Thursday, August 23, 2007

What 'Made in China' really means

http://www.pittsburghlive.com/x/pittsburghtrib/s_317346.html

WASHINGTON -- There has been an almost startling increase in gift stores here. Talking to friends in other parts of the country, the same is true everywhere: inexpensive gift stores have sprouted like mushrooms. The products that you find in many of these stores are international -- justifying store names that suggest far away places, such as "Global Treasures." Their goods are delightful, mostly exotic art and carvings from our Native American reservations, Africa, Eastern Europe and drawings and pictures that originated in the Philippines.

For decades, such gifts have been sold in small lots as one-of-a-kind originals. But you had to examine each piece carefully for sharp or uneven edges on carved Nigerian heads and zippers in the straw handbags from Kenya that were never intended to work.
Now, all is changed. Products certified as "handmade" are perfect in every detail and as available in San Diego as in Portland.

The majority of these "tribal" gifts, however, now are made on China's mass-production assembly lines. And, if you listen carefully to importers, there is no real deception. This is the story: a Chinese entrepreneur visiting almost anywhere in the world from Arizona to Zimbabwe finds a reservation or a village that is scratching a living making tribal masks or sand paintings like those made for centuries by their tribe.

Our Chinese visitor talks to the people, very quickly identifying one of them as the "designer" or tribal chief. A design fee is negotiated as well as a small payment for every identical mask and painting made in China.
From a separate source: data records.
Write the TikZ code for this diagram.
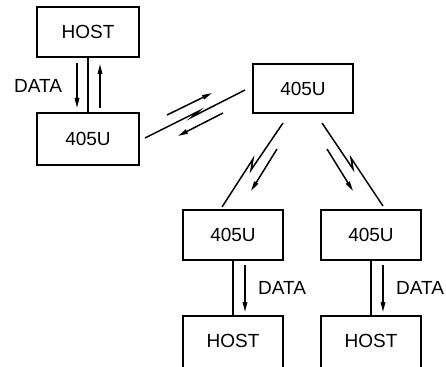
\documentclass[tikz,border=0pt]{standalone}
\usepackage{fontspec}
\setmainfont{Liberation Sans}
\usetikzlibrary{arrows.meta}
\begin{document}
\begin{tikzpicture}[x=1pt,y=-1pt,
  box/.style={draw,line width=1.5pt,minimum width=102pt,minimum height=50pt,inner sep=0pt,font=\fontsize{19}{19}\selectfont},
  wire/.style={line width=1.5pt},
  arr/.style={line width=1.5pt,-{Triangle[length=10pt,width=4.5pt]}},
  bolt/.style={line width=1.5pt,line join=miter},
  lbl/.style={font=\fontsize{19}{19}\selectfont,inner sep=0pt}]
\useasboundingbox (0,0) rectangle (446,366);
\clip (0,0) rectangle (446,366);
% boxes
\node[box] (host1) at (88,32) {HOST};
\node[box,minimum height=52pt] (u1) at (88,139) {405U};
\node[box,minimum width=100pt,minimum height=49pt] (u2) at (303,88.5) {405U};
\node[box,minimum width=100pt] (u3) at (233,235) {405U};
\node[box,minimum width=100pt] (u4) at (371,235) {405U};
\node[box,minimum width=100pt,minimum height=56pt,text depth=6pt] (host3) at (233,344) {HOST};
\node[box,minimum width=100pt,minimum height=56pt,text depth=6pt] (host4) at (371,344) {HOST};
% wired links
\draw[wire] (host1.south) -- (u1.north);
\draw[wire] (u3.south) -- (host3.north);
\draw[wire] (u4.south) -- (host4.north);
% data arrows
\coordinate (d1s) at (77,63); \coordinate (d1e) at (77,108);
\coordinate (d2s) at (100,108); \coordinate (d2e) at (100,64);
\draw[arr] (d1s) -- (d1e);
\draw[arr] (d2s) -- (d2e);
\node[lbl] (t1) at (38,86) {DATA};
\coordinate (d3s) at (245,265); \coordinate (d3e) at (245,312);
\coordinate (d4s) at (383,265); \coordinate (d4e) at (383,312);
\draw[arr] (d3s) -- (d3e);
\draw[arr] (d4s) -- (d4e);
\node[lbl] (t3) at (282,288) {DATA};
\node[lbl] (t4) at (420,288) {DATA};
% radio link u1 - u2
\coordinate (l1a) at (145,138); \coordinate (l1p) at (199,111);
\coordinate (l1q) at (192,117); \coordinate (l1b) at (245,90);
\draw[bolt] (l1a) -- (l1p) -- (l1q) -- (l1b);
\coordinate (r1s) at (167,115); \coordinate (r1e) at (212,93);
\coordinate (r2s) at (223,113); \coordinate (r2e) at (178,136);
\draw[arr] (r1s) -- (r1e);
\draw[arr] (r2s) -- (r2e);
% radio link u2 - u3
\coordinate (l2a) at (222,207); \coordinate (l2p) at (253,159);
\coordinate (l2q) at (251,170); \coordinate (l2b) at (283,123);
\draw[bolt] (l2a) -- (l2p) -- (l2q) -- (l2b);
\coordinate (r3s) at (277,149); \coordinate (r3e) at (251,191);
\draw[arr] (r3s) -- (r3e);
% radio link u2 - u4
\coordinate (l3a) at (322,123); \coordinate (l3p) at (353,169);
\coordinate (l3q) at (351,158); \coordinate (l3b) at (383,206);
\draw[bolt] (l3a) -- (l3p) -- (l3q) -- (l3b);
\coordinate (r4s) at (327,149); \coordinate (r4e) at (353,191);
\draw[arr] (r4s) -- (r4e);
\end{tikzpicture}
\end{document}
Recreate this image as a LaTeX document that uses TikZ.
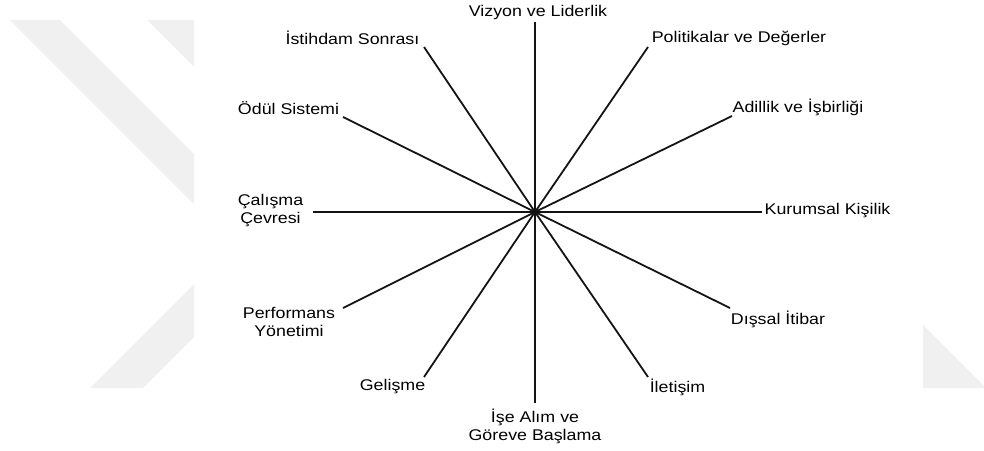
\documentclass[tikz,border=0pt]{standalone}
\usepackage{fontspec}
\setmainfont{Liberation Sans}[FakeStretch=1.15]
\usepackage{tikz}
\usetikzlibrary{positioning}
\usepackage{xcolor}
\definecolor{markcolor}{RGB}{240, 240, 240}
\definecolor{spokecolor}{RGB}{20, 20, 20}

\begin{document}
\begin{tikzpicture}[x=0.5pt, y=-0.5pt,
    itemlabel/.style={align=center, inner sep=0pt, font=\fontsize{7.75pt}{9pt}\selectfont},
    spoke/.style={-, line width=0.9pt, spokecolor},
    watermark/.style={fill=markcolor, draw=none}
]
\useasboundingbox (0,0) rectangle (984,450);

% Watermark
\fill[watermark] (10,20) -- (60,20) -- (194,154) -- (194,204) -- cycle;
\fill[watermark] (147,20) -- (194,20) -- (194,67) -- cycle;
\fill[watermark] (90,388) -- (143,388) -- (194,337) -- (194,284) -- cycle;
\fill[watermark] (923,325) -- (984,386) -- (984,388) -- (923,388) -- cycle;

% Center
\coordinate (hub) at (535,212);

% Line ends
\coordinate (e-viz) at (535,22);
\coordinate (e-pol) at (648,47);
\coordinate (e-adil) at (732,116);
\coordinate (e-kur) at (762,212);
\coordinate (e-dis) at (730,308);
\coordinate (e-ilet) at (648,377);
\coordinate (e-ise) at (535,403);
\coordinate (e-gel) at (424,377);
\coordinate (e-perf) at (343,308);
\coordinate (e-cal) at (313,212);
\coordinate (e-odul) at (343,117);
\coordinate (e-ist) at (424,47);

% Labels
\node[itemlabel] (viz) at (538,12) {Vizyon ve Liderlik};
\node[itemlabel] (pol) at (739,38) {Politikalar ve Değerler};
\node[itemlabel] (adil) at (798,107) {Adillik ve İşbirliği};
\node[itemlabel] (kur) at (827.5,211) {Kurumsal Kişilik};
\node[itemlabel] (dis) at (778,319) {Dışsal İtibar};
\node[itemlabel] (ilet) at (677.5,387) {İletişim};
\node[itemlabel] (ise) at (535,426.5) {İşe Alım ve\\Göreve Başlama};
\node[itemlabel] (gel) at (392.5,387) {Gelişme};
\node[itemlabel] (perf) at (289,322) {Performans\\Yönetimi};
\node[itemlabel] (cal) at (270.5,211) {Çalışma\\Çevresi};
\node[itemlabel] (odul) at (288.5,108) {Ödül Sistemi};
\node[itemlabel] (ist) at (352.5,38) {İstihdam Sonrası};

% Spokes
\foreach \n in {viz,pol,adil,kur,dis,ilet,ise,gel,perf,cal,odul,ist}
    \draw[spoke] (hub) -- (e-\n);

\end{tikzpicture}
\end{document}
A few Native Americans and Africans are made happier; a great many are workless and poorer.
The Chinese visitor now is on a roll. He has a few trees cut down, bags of sand filled and imported to his home factory where the designs he paid for already have arrived. He even buys some of the knives used in the hand carving to be replicated together with the stones used for smoothing the wood and brushes for the sand paintings.

The goods still are made by hand with the same tools that have been used for centuries.
But the materials are not gathered from the forests but rather stockpiled; quotas are laid down and wholesalers all over the world have their orders met on time and every artifact is factory-inspected and much less expensive than last year.

The difference is that they are made to specifications, not in trailer parks or in thatched huts by poverty-racked Africans, but in a modern factory by poor Chinese.
This is not just about folk art. It is not just about outsourcing jobs. It is about outsourcing culture, from the American Indian reservations of the United States through villages in Southern Africa. When our fictitious Chinese visitor left Arizona or Zimbabwe, he had many other markets to ravage from Nevada through Alaska to Zambia.

So, when you visit the magical international gift store in your local mall you will find crafts that are better made than in previous years, labeled as designed in Alaska or Africa and made by hand.

Chinese visitors to Africa are not just concerned about wood and knives for their own factories. They are buying raw materials, timber, ores, minerals and options for their futures. This is posing a problem, not for China and its millions of disciplined, low-paid workers, but for the United States.

Wal-Mart stock its shelves with goods made in China. Last year, Wal-Mart's sales of more than $285 billion exceeded many African budgets and it spent about $15 billion in China, which represents payments for some 70 percent of their merchandise.